• _Requirements_: Sort through the data and copy the lines holding the word "this".

• _Entries with chart source code_:
# # #

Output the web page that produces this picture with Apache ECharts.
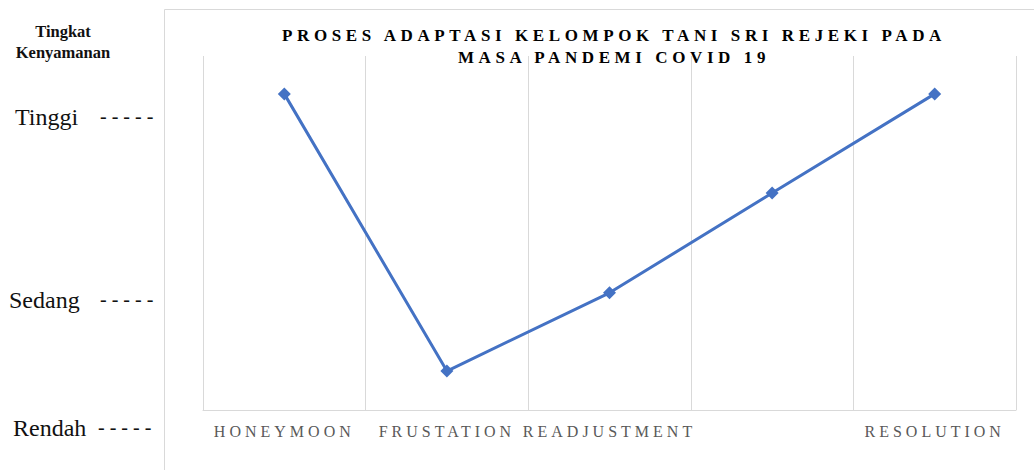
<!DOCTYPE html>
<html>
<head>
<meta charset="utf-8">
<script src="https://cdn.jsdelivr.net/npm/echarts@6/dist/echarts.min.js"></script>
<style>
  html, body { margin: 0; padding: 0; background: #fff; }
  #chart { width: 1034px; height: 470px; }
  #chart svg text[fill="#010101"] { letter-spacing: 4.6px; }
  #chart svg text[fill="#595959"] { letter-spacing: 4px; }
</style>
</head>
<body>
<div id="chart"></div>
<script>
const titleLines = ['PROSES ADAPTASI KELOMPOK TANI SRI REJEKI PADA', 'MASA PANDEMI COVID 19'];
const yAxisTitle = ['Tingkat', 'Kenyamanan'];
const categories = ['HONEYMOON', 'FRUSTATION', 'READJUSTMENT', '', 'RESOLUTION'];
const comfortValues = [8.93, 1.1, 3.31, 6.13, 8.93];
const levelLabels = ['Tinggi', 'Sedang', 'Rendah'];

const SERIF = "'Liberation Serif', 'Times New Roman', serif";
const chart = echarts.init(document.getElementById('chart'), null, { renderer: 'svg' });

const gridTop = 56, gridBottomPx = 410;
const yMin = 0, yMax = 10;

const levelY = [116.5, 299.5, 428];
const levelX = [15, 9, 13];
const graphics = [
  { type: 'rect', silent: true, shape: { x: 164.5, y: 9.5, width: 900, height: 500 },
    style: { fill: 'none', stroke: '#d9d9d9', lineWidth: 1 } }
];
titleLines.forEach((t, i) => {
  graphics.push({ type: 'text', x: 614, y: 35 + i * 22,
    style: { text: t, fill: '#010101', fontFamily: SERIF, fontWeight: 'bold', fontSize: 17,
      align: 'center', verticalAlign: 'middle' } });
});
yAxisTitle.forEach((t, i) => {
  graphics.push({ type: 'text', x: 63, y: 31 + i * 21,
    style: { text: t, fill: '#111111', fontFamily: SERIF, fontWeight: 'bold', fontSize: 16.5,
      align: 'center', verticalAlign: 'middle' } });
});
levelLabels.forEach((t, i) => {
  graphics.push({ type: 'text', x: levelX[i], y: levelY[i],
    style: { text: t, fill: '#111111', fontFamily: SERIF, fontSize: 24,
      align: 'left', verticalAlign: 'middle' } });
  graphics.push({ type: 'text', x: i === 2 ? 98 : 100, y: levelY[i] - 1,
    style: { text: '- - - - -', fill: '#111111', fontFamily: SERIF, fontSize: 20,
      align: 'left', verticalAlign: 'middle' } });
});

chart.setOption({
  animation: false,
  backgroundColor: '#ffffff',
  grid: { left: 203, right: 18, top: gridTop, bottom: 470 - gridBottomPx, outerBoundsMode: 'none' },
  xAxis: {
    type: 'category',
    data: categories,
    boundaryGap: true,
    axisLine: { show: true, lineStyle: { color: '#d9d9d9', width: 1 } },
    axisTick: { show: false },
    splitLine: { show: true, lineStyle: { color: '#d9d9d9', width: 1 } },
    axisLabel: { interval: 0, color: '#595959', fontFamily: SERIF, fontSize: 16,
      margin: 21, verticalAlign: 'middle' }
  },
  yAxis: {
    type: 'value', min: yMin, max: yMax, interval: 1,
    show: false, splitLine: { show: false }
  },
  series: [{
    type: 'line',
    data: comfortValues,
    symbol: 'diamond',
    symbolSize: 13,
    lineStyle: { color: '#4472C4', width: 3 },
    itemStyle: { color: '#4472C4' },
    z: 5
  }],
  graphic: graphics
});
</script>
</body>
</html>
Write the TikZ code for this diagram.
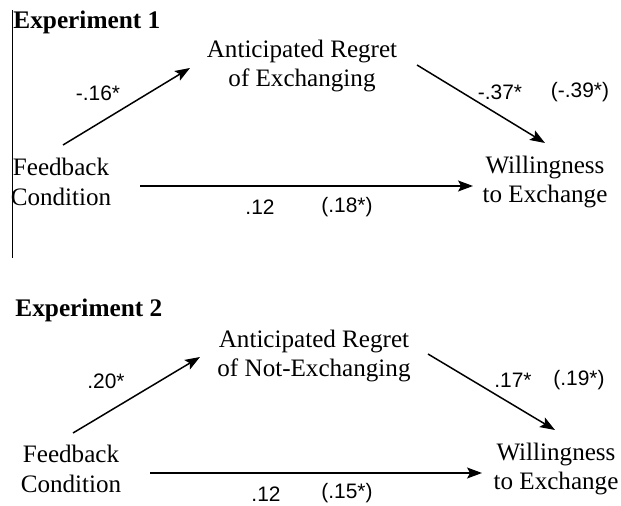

# # #

• _Right answer_:
Output the web page that produces this picture with Apache ECharts.
Write the TikZ code for this diagram.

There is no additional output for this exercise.